For the president, upending the Islamic Republic, which has bedeviled the United States since it ousted the shah of Iran in 1979, would be a legacy-making achievement. Iran has become the leading state sponsor of terrorism, including against Americans, and harbors nuclear ambitions.

But the Iranian regime has more will and more weapons than, say, Venezuela, where a U.S. special-ops team in January summarily captured President Nicolás Maduro. Since then, the administration has been able to negotiate a working relationship with the government he left behind.

U.S. President Donald Trump, with Secretary of Defense Pete Hegseth at his side, looks on as he speaks to reporters aboard Air Force One on a flight from Dover, Delaware, to Miami, Florida, U.S., March 7, 2026.

In contrast, Tehran has responded to the joint U.S.-Israeli assault by raining down drones and bombs across the region. It has effectively closed the crucial Strait of Hormuz. And it has installed as its new supreme leader the son of the one the U.S.-Israeli assault killed.

Prosecuting this war, especially over time, is all but guaranteed to drive up the cost of energy, which in turn would mean higher prices for everything from fertilizer to groceries. Economists warn it could risk sparking stagflation, a combination of high inflation and high unemployment, or even a recession.

Those economic worries were at the top of votes' priorities in an NBC News poll released March 8 − and they were where voters gave Trump his lowest approval rating, at 36%.

His rating on handling Iran was only slightly better, at 41%.

The president has been accused of failing to build public support for the war before it started and not articulating clear goals that would allow it to end.

"Look, here we are, well into the second week, and it is still the case that the Trump administration cannot explain the reasons we entered the war, the goals we're trying to accomplish and the methods for doing it," Sen. Elizabeth Warren, a Massachusetts Democrat, told reporters March 10 as she left a classified administration briefing to the Armed Services Committee.

Trump has said the goals are ending Iran's nuclear capabilities for good, destroying its navy and annihilating its missiles. But he has also said the United States should have a role in choosing its new leader and promised to support Iranian protesters trying to overthrow the government. He has suggested he might be open to deploying U.S. ground troops.

There could be value in that ambiguity about his bottom line. He could have more leeway to declare what victory was and when it had been achieved − though the United States inevitably will bear some responsibility for whatever happens next in the region.

"It's not for me to posit whether it's the beginning, the middle or the end" of the war, Hegseth told reporters at the Pentagon. Trump "gets to control the throttle," he said.

For some House Republicans, it's up to Trump

For congressional Republicans, their political fate was already in Trump's hands.

Presidents aren't on the ballot in midterm elections, but voters' judgments on how they're doing has been the most important single factor determining which party wins competitive seats.

Consider this: Only 30% of registered voters had a positive view of the Democratic Party in the NBC poll.

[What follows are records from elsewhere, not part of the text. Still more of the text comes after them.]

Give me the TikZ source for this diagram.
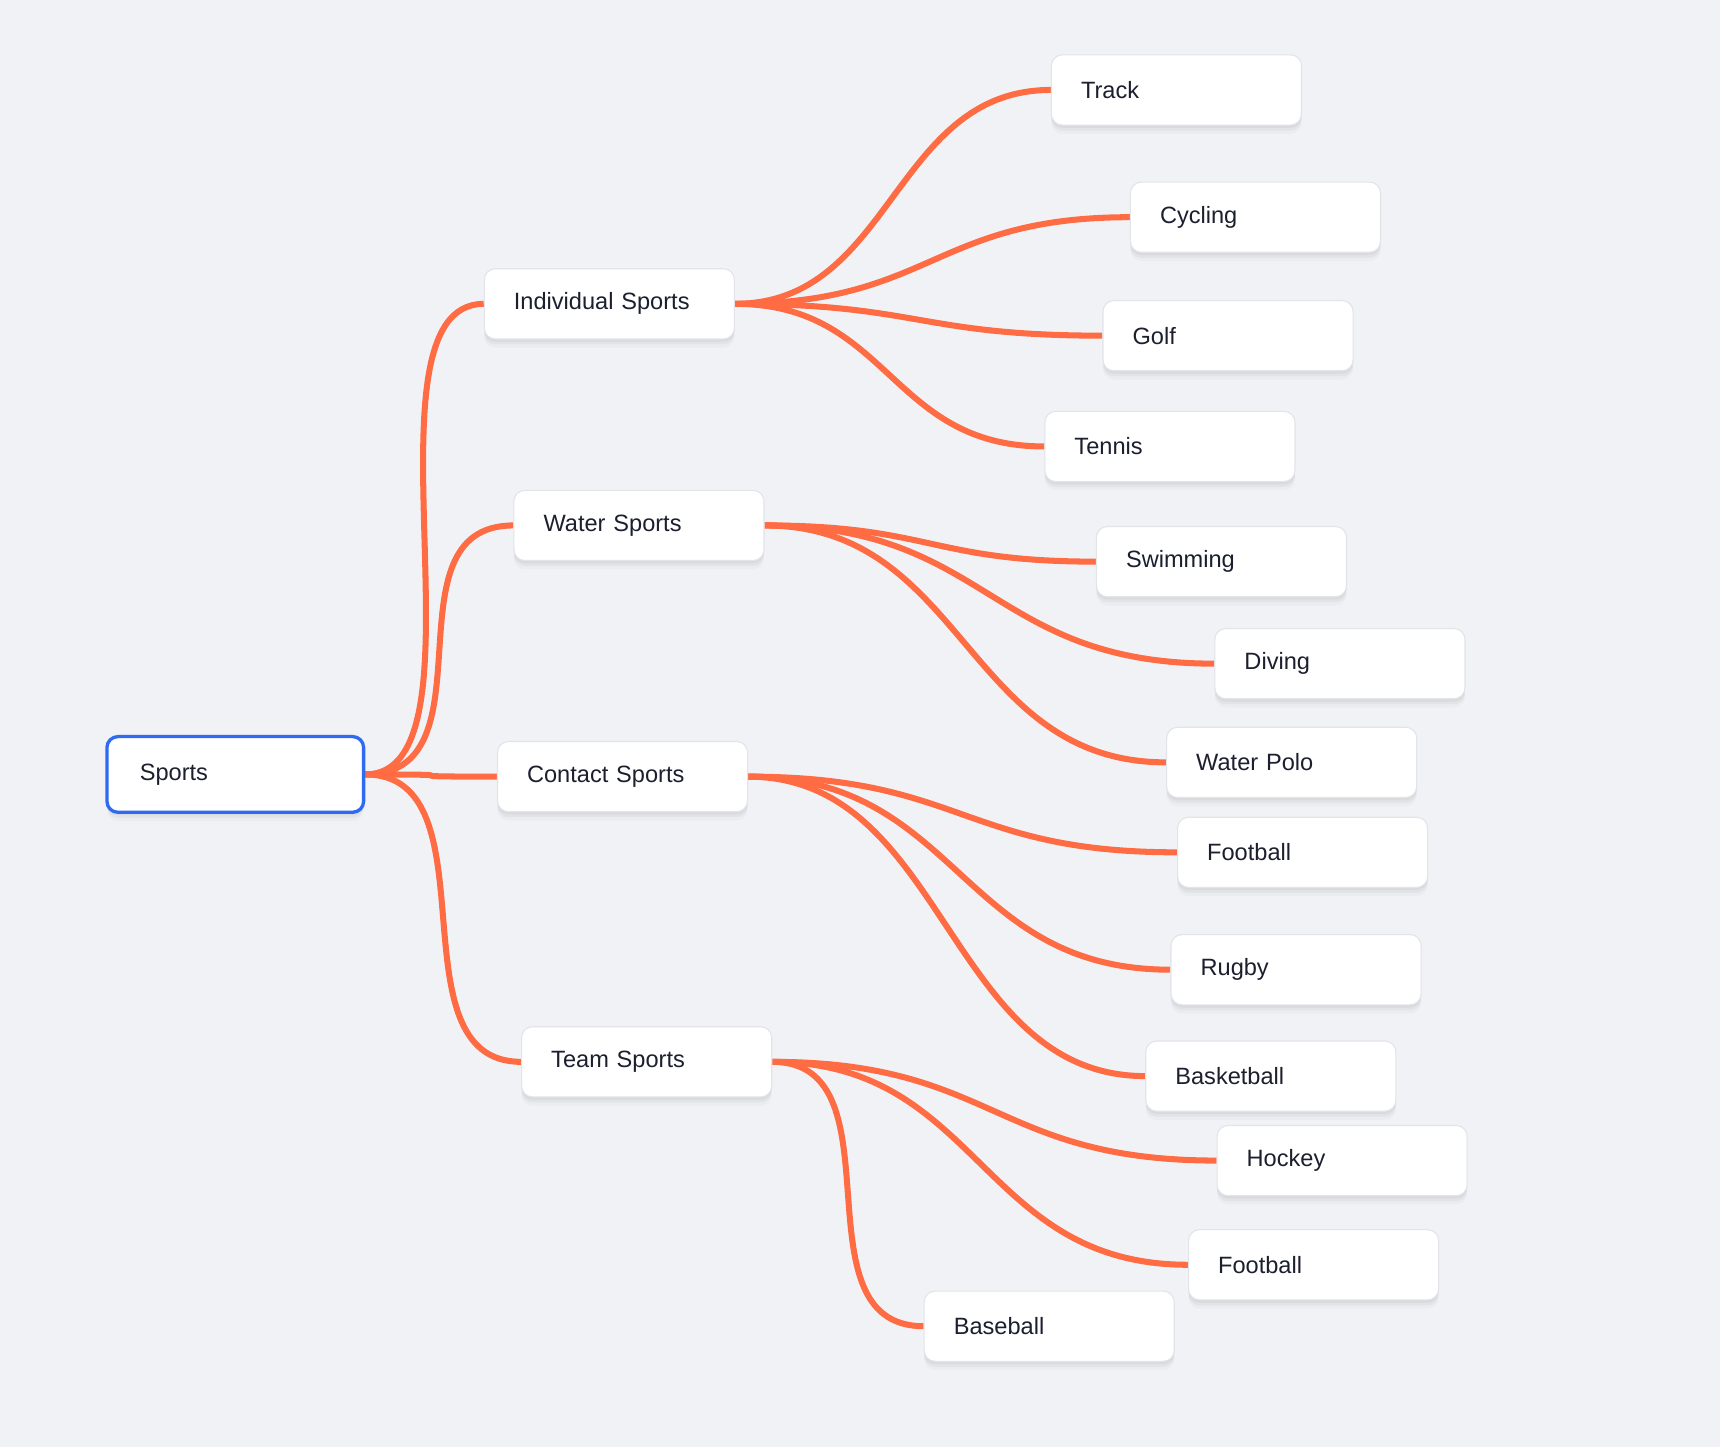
\documentclass[tikz,border=0pt]{standalone}
\usepackage{fontspec}
\setmainfont{Liberation Sans}
\usetikzlibrary{calc}
\definecolor{bgc}{HTML}{F0F2F6}
\definecolor{edgec}{HTML}{FF6B42}
\definecolor{txtc}{HTML}{1B1F2E}
\definecolor{bordc}{HTML}{E2E4EA}
\definecolor{rootc}{HTML}{2F6BF0}
\pgfdeclarelayer{bglayer}
\pgfdeclarelayer{edgelayer}
\pgfsetlayers{bglayer,edgelayer,main}
\tikzset{
  leaf/.style={draw=bordc, line width=1pt, fill=white, rounded corners=10pt,
    minimum width=228pt, minimum height=64pt, text width=174pt, inner xsep=27pt,
    inner ysep=0pt, align=left, anchor=west, text=txtc,
    font=\fontsize{21.5pt}{24pt}\selectfont,
    preaction={draw=none, fill=black, fill opacity=0.025, transform canvas={yshift=-8pt}},
    preaction={draw=none, fill=black, fill opacity=0.035, transform canvas={yshift=-5pt}},
    preaction={draw=none, fill=black, fill opacity=0.04, transform canvas={yshift=-2.5pt}}},
  rootnode/.style={leaf, draw=rootc, line width=3pt, minimum width=234pt,
    minimum height=69pt, text width=174pt, inner xsep=30pt},
  edge/.style={draw=edgec, line width=5.5pt}
}
\newcommand\mmedge[2]{%
  \begin{pgfonlayer}{edgelayer}
  \draw[edge] let \p1=(#1.east), \p2=(#2.west), \n1={max(0.5*(\x2-\x1),120)} in
    (\p1) .. controls ({\x1+\n1},\y1) and ({\x2-\n1},\y2) .. (\p2);
  \end{pgfonlayer}}
\begin{document}
\begin{tikzpicture}[x=1pt,y=-1pt]
\begin{pgfonlayer}{bglayer}
\fill[bgc] (0,0) rectangle (1568,1319);
\end{pgfonlayer}
\useasboundingbox (0,0) rectangle (1568,1319);
% root
\node[rootnode] (sports) at (96,706) {Sports};
% level 1
\node[leaf] (ind) at (441,277) {Individual Sports};
\node[leaf] (wat) at (468,479) {Water Sports};
\node[leaf] (con) at (453,708) {Contact Sports};
\node[leaf] (team) at (475,968) {Team Sports};
% level 2
\node[leaf] (track) at (958,82) {Track};
\node[leaf] (cyc) at (1030,198) {Cycling};
\node[leaf] (golf) at (1005,306) {Golf};
\node[leaf] (ten) at (952,407) {Tennis};
\node[leaf] (swim) at (999,512) {Swimming};
\node[leaf] (div) at (1107,605) {Diving};
\node[leaf] (polo) at (1063,695) {Water Polo};
\node[leaf] (foot) at (1073,777) {Football};
\node[leaf] (rug) at (1067,884) {Rugby};
\node[leaf] (bask) at (1044,981) {Basketball};
\node[leaf] (hock) at (1109,1058) {Hockey};
\node[leaf] (foot2) at (1083,1153) {Football};
\node[leaf] (base) at (842,1209) {Baseball};
% edges
\mmedge{sports}{ind}
\mmedge{sports}{wat}
\mmedge{sports}{con}
\mmedge{sports}{team}
\mmedge{ind}{track}
\mmedge{ind}{cyc}
\mmedge{ind}{golf}
\mmedge{ind}{ten}
\mmedge{wat}{swim}
\mmedge{wat}{div}
\mmedge{wat}{polo}
\mmedge{con}{foot}
\mmedge{con}{rug}
\mmedge{con}{bask}
\mmedge{team}{hock}
\mmedge{team}{foot2}
\mmedge{team}{base}
\end{tikzpicture}
\end{document}
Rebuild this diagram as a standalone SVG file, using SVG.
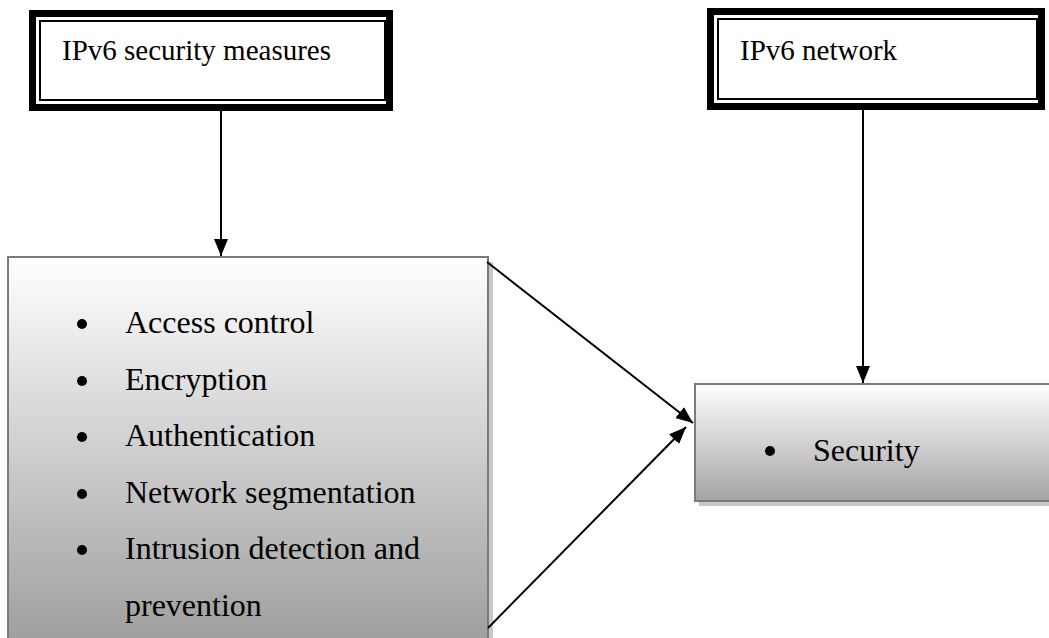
<svg xmlns="http://www.w3.org/2000/svg" width="1049" height="638" viewBox="0 0 1049 638">
<defs>
<style>
.frame{fill:#fff;stroke:#000;stroke-width:7}
.inner{fill:none;stroke:#000;stroke-width:2}
.head{font-family:"Liberation Serif","Times New Roman",serif;font-size:29px;fill:#000}
.item{font-family:"Liberation Serif","Times New Roman",serif;font-size:32px;fill:#000}
.box{stroke:#7a7a7a;stroke-width:2}
.shadow{fill:#c8c8c8}
.conn{stroke:#000;stroke-width:2;fill:none}
</style>
<linearGradient id="g1" x1="0" y1="0" x2="0" y2="1">
<stop offset="0" stop-color="#ffffff"/>
<stop offset="1" stop-color="#9c9c9c"/>
</linearGradient>
<linearGradient id="g2" x1="0" y1="0" x2="0" y2="1">
<stop offset="0" stop-color="#ffffff"/>
<stop offset="1" stop-color="#a4a4a4"/>
</linearGradient>
<marker id="arr" markerUnits="userSpaceOnUse" markerWidth="18" markerHeight="14" refX="17" refY="7" orient="auto">
<path d="M0,0 L17,7 L0,14 Z" fill="#000"/>
</marker>
</defs>

<g id="node-measures">
<rect class="frame" x="32.5" y="13.5" width="357" height="94"/>
<rect class="inner" x="40" y="21" width="345" height="79"/>
<text class="head" x="62" y="60">IPv6 security measures</text>
</g>

<g id="node-network">
<rect class="frame" x="710.5" y="11.5" width="331" height="95"/>
<rect class="inner" x="718" y="19" width="319" height="80"/>
<text class="head" x="740" y="60">IPv6 network</text>
</g>

<g id="node-list">
<rect class="shadow" x="488" y="262" width="5" height="390"/>
<rect class="box" x="8" y="257" width="480" height="395" fill="url(#g1)"/>
<circle cx="82" cy="324" r="5"/>
<text class="item" x="125" y="333">Access control</text>
<circle cx="82" cy="381" r="5"/>
<text class="item" x="125" y="390">Encryption</text>
<circle cx="82" cy="437" r="5"/>
<text class="item" x="125" y="446">Authentication</text>
<circle cx="82" cy="494" r="5"/>
<text class="item" x="125" y="503">Network segmentation</text>
<circle cx="82" cy="550" r="5"/>
<text class="item" x="125" y="559">Intrusion detection and</text>
<text class="item" x="125" y="616">prevention</text>
</g>

<g id="node-security">
<rect class="shadow" x="699" y="389" width="360" height="117"/>
<rect class="box" x="695" y="384" width="360" height="117" fill="url(#g2)"/>
<circle cx="770" cy="451" r="5"/>
<text class="item" x="813" y="461">Security</text>
</g>

<g id="connectors">
<line class="conn" x1="221" y1="111" x2="221" y2="256" marker-end="url(#arr)"/>
<line class="conn" x1="863" y1="110" x2="863" y2="383" marker-end="url(#arr)"/>
<line class="conn" x1="487" y1="262" x2="693" y2="423" marker-end="url(#arr)"/>
<line class="conn" x1="488" y1="628" x2="686" y2="427" marker-end="url(#arr)"/>
</g>
</svg>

Even among Democrats, just 62% approved of their party.

People walk past campaign signs as they depart a polling location at West Gray Metropolitan Multi-Service Center on Election Day in Houston, Texas on March 3, 2026.

Even so, by 50%-44% Americans said they wanted Democrats to regain control of Congress in the midterms − less an endorsement of Democrats than a rejection of Republicans.

The pessimism of GOP incumbents is apparent in their decisions about whether to stick around. So far, 35 House Republicans have announced they aren't running for another term, compared with 21 Democrats.

Democrats need to flip just three seats to regain control of the House, and with that the standing to chair committees, pass legislation, launch investigations and issue subpoenas. To impeach, too.